Preferred B sits below Preferred A and senior debt but above common equity. In a stress scenario where earnings compress, Preferred A is paid before Preferred B, and Preferred B is paid before common equity receives anything. However, REIT dividends on preferred shares are legally distinct from corporate debt: the company can reduce or suspend them without triggering a default on debt covenants, though doing so is a dire signal of distress.
Key Metrics and Research Pointers
For preferred shareholders, the critical metrics are:
Distributable Net Income (DNI) — the earnings metric REITs use to measure dividend sustainability. If DNI is growing and the company distributes less than 100% of DNI, the preferred dividend is safe. If DNI is shrinking or the payout ratio exceeds 100%, the dividend is under pressure.

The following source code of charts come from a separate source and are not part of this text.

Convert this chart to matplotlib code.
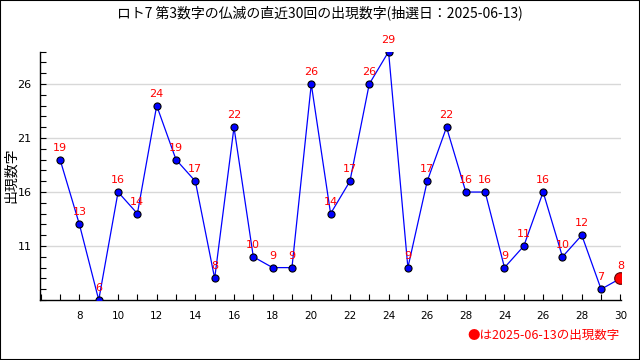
import matplotlib
matplotlib.use("Agg")
import matplotlib.pyplot as plt
from matplotlib.ticker import MultipleLocator

plt.rcParams['font.family'] = ['Noto Sans CJK JP', 'DejaVu Sans']

# data
draws = list(range(1, 31))
numbers = [19, 13, 6, 16, 14, 24, 19, 17, 8, 22, 10, 9, 9, 26, 14,
           17, 26, 29, 9, 17, 22, 16, 16, 9, 11, 16, 10, 12, 7, 8]
tick_pos = list(range(2, 31, 2))
tick_labels = ['8', '10', '12', '14', '16', '18', '20', '22', '24', '26',
               '28', '24', '26', '28', '30']
y_labels = [11, 16, 21, 26]
title = 'ロト7 第3数字の仏滅の直近30回の出現数字(抽選日：2025-06-13)'
note = '●は2025-06-13の出現数字'

fig = plt.figure(figsize=(6.4, 3.6), dpi=100)
ax = fig.add_axes([40/640, 60/360, 581/640, 248.3/360])

# frame round the whole picture
fig.patches.append(plt.Rectangle((0, 0), 1, 1, transform=fig.transFigure,
                                 fill=False, edgecolor='black', linewidth=1.5))

ax.plot(draws, numbers, color='blue', linewidth=0.9, zorder=2)
ax.scatter(draws[:-1], numbers[:-1], s=26, color='blue', edgecolor='black',
           linewidth=0.8, zorder=3)
ax.scatter(draws[-1:], numbers[-1:], s=70, color='red', edgecolor='#600000',
           linewidth=0.8, zorder=4)

for x, y in zip(draws, numbers):
    ax.annotate(str(y), (x, y), xytext=(0, 5), textcoords='offset points',
                ha='center', va='bottom', color='red', fontsize=8,
                family='DejaVu Sans')

ax.set_xlim(-0.04, 30.03)
ax.set_ylim(6, 29)
ax.set_xticks(tick_pos)
ax.set_xticklabels(tick_labels, fontsize=7.5, family='DejaVu Sans')
ax.xaxis.set_minor_locator(MultipleLocator(1))
ax.set_yticks(y_labels)
ax.set_yticklabels([str(v) for v in y_labels], fontsize=8, family='DejaVu Sans')
ax.yaxis.set_minor_locator(MultipleLocator(1))
ax.tick_params(axis='both', which='both', direction='in', color='black')
ax.tick_params(axis='both', which='major', length=4, width=0.8)
ax.tick_params(axis='both', which='minor', length=4, width=0.8)
ax.tick_params(axis='x', which='both', top=False, pad=8)
ax.tick_params(axis='y', which='both', right=False, pad=6)

ax.grid(axis='y', which='major', color='#d8d8d8', linewidth=1)
ax.set_axisbelow(True)
for s in ['top', 'right']:
    ax.spines[s].set_visible(False)
for s in ['left', 'bottom']:
    ax.spines[s].set_linewidth(1)

fig.text(11/640, 1 - 175/360, '出現数字', rotation=90, ha='center',
         va='center', fontsize=10)
fig.text(0.5, 1 - 13/360, title, ha='center', va='center', fontsize=10)
fig.text(620/640, 1 - 335/360, note, ha='right', va='center', fontsize=9,
         color='red')

fig.savefig('out.png', dpi=100)
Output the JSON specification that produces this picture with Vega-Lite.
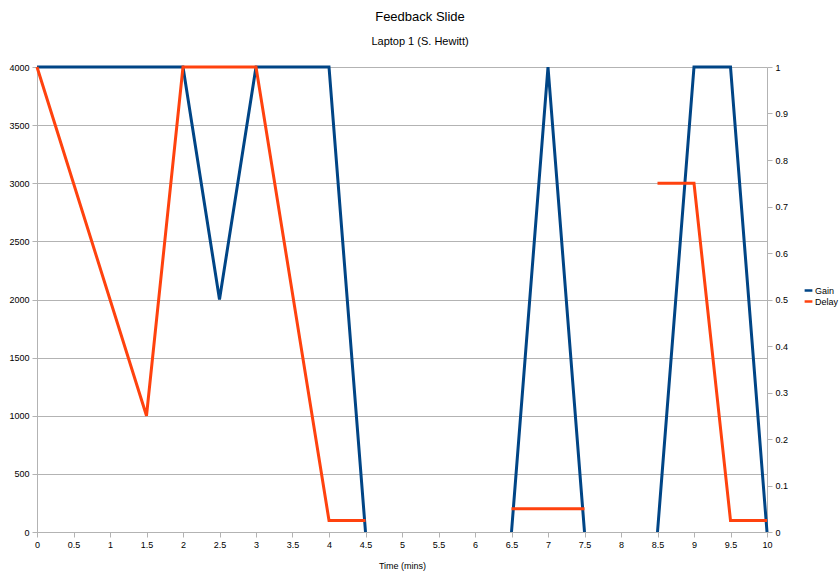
{
  "$schema": "https://vega.github.io/schema/vega-lite/v6.json",
  "width": 730,
  "height": 465,
  "autosize": {"type": "none"},
  "padding": {"left": 37, "top": 67, "right": 73, "bottom": 42},
  "background": "white",
  "title": {
    "text": "Feedback Slide",
    "subtitle": "Laptop 1 (S. Hewitt)",
    "anchor": "middle",
    "dx": 18,
    "offset": 14,
    "font": "Liberation Sans",
    "fontSize": 13,
    "fontWeight": "normal",
    "color": "#000000",
    "subtitleFont": "Liberation Sans",
    "subtitleFontSize": 11,
    "subtitleColor": "#000000",
    "subtitlePadding": 12
  },
  "datasets": {
    "gain": [
      {"t": 0, "v": 4000}, {"t": 0.5, "v": 4000}, {"t": 1, "v": 4000}, {"t": 1.5, "v": 4000},
      {"t": 2, "v": 4000}, {"t": 2.5, "v": 2000}, {"t": 3, "v": 4000}, {"t": 3.5, "v": 4000},
      {"t": 4, "v": 4000}, {"t": 4.5, "v": 0}, {"t": 5, "v": null}, {"t": 5.5, "v": null},
      {"t": 6, "v": null}, {"t": 6.5, "v": 0}, {"t": 7, "v": 4000}, {"t": 7.5, "v": 0},
      {"t": 8, "v": null}, {"t": 8.5, "v": 0}, {"t": 9, "v": 4000}, {"t": 9.5, "v": 4000},
      {"t": 10, "v": 0}
    ],
    "delay": [
      {"t": 0, "v": 1}, {"t": 1.5, "v": 0.25}, {"t": 2, "v": 1}, {"t": 2.5, "v": 1},
      {"t": 3, "v": 1}, {"t": 4, "v": 0.025}, {"t": 4.5, "v": 0.025}, {"t": 5, "v": null},
      {"t": 6.5, "v": 0.05}, {"t": 7, "v": 0.05}, {"t": 7.5, "v": 0.05}, {"t": 8, "v": null},
      {"t": 8.5, "v": 0.75}, {"t": 9, "v": 0.75}, {"t": 9.5, "v": 0.025}, {"t": 10, "v": 0.025}
    ]
  },
  "config": {
    "view": {"stroke": null},
    "axis": {
      "labelFont": "Liberation Sans",
      "labelFontSize": 9,
      "labelColor": "#000000",
      "labelOverlap": false,
      "labelFlush": false,
      "titleFont": "Liberation Sans",
      "titleFontSize": 9,
      "titleFontWeight": "normal",
      "titleColor": "#000000",
      "domainColor": "#b3b3b3",
      "tickColor": "#b3b3b3",
      "gridColor": "#b3b3b3",
      "tickSize": 5
    },
    "legend": {
      "labelFont": "Liberation Sans",
      "labelFontSize": 9,
      "labelColor": "#000000"
    }
  },
  "encoding": {
    "x": {
      "field": "t", "type": "quantitative",
      "scale": {"domain": [0, 10], "nice": false},
      "axis": {
        "title": "Time (mins)",
        "values": [0, 0.5, 1, 1.5, 2, 2.5, 3, 3.5, 4, 4.5, 5, 5.5, 6, 6.5, 7, 7.5, 8, 8.5, 9, 9.5, 10],
        "format": "~g",
        "labelOverlap": false,
        "labelFlush": false,
        "labelBound": false,
        "grid": false,
        "labelPadding": 3,
        "titlePadding": 12
      }
    }
  },
  "layer": [
    {
      "data": {"name": "gain"},
      "mark": {"type": "line", "strokeWidth": 3, "invalid": "break-paths-show-domains"},
      "encoding": {
        "y": {
          "field": "v", "type": "quantitative",
          "scale": {"domain": [0, 4000], "nice": false},
          "axis": {
            "title": null,
            "values": [0, 500, 1000, 1500, 2000, 2500, 3000, 3500, 4000],
            "grid": true,
            "format": "d",
            "labelPadding": 3
          }
        },
        "color": {
          "datum": "Gain",
          "type": "nominal",
          "scale": {"domain": ["Gain", "Delay"], "range": ["#004586", "#ff420e"]},
          "legend": {
            "title": null,
            "orient": "none",
            "legendX": 766,
            "legendY": 218,
            "symbolType": "stroke",
            "symbolStrokeWidth": 2.5,
            "symbolSize": 60,
            "labelOffset": 1,
            "rowPadding": 0,
            "symbolOffset": 0
          }
        }
      }
    },
    {
      "data": {"name": "delay"},
      "mark": {"type": "line", "strokeWidth": 3, "invalid": "break-paths-show-domains"},
      "encoding": {
        "y": {
          "field": "v", "type": "quantitative",
          "scale": {"domain": [0, 1], "nice": false},
          "axis": {
            "title": null,
            "orient": "right",
            "values": [0, 0.1, 0.2, 0.3, 0.4, 0.5, 0.6, 0.7, 0.8, 0.9, 1],
            "format": "~g",
            "grid": false,
            "labelPadding": 3
          }
        },
        "color": {"datum": "Delay", "type": "nominal"}
      }
    }
  ],
  "resolve": {"scale": {"y": "independent"}}
}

Loans Under Servicing Management — indicates the size and stability of the servicing segment. Growing LUM means expanding recurring revenue; shrinking LUM suggests competitive losses or refinancing runoff.
Net Interest Margin — the spread between mortgage yields and funding costs. Widening margin is good; narrowing margin signals tightening profitability and pressure on earnings.
Delinquency and Charge-off Rates — indicate mortgage-borrower health. Rising delinquencies foreshadow losses in the servicing portfolio and potential charge-offs in Rithm’s held mortgage portfolio.
Leverage Ratio — REITs typically operate with higher leverage than industrial companies. Watch whether leverage is rising (more aggressive) or falling (more conservative), which signals management’s confidence in conditions.
An investor researching Rithm (SEC CIK 0001556593) should read the quarterly 10-Q for segment-level profitability and the annual 10-K for a full picture of the loan portfolio composition, hedge ratios, and regulatory risks. The quarterly earnings call is where management discusses interest-rate sensitivity and competitive positioning in origination and servicing.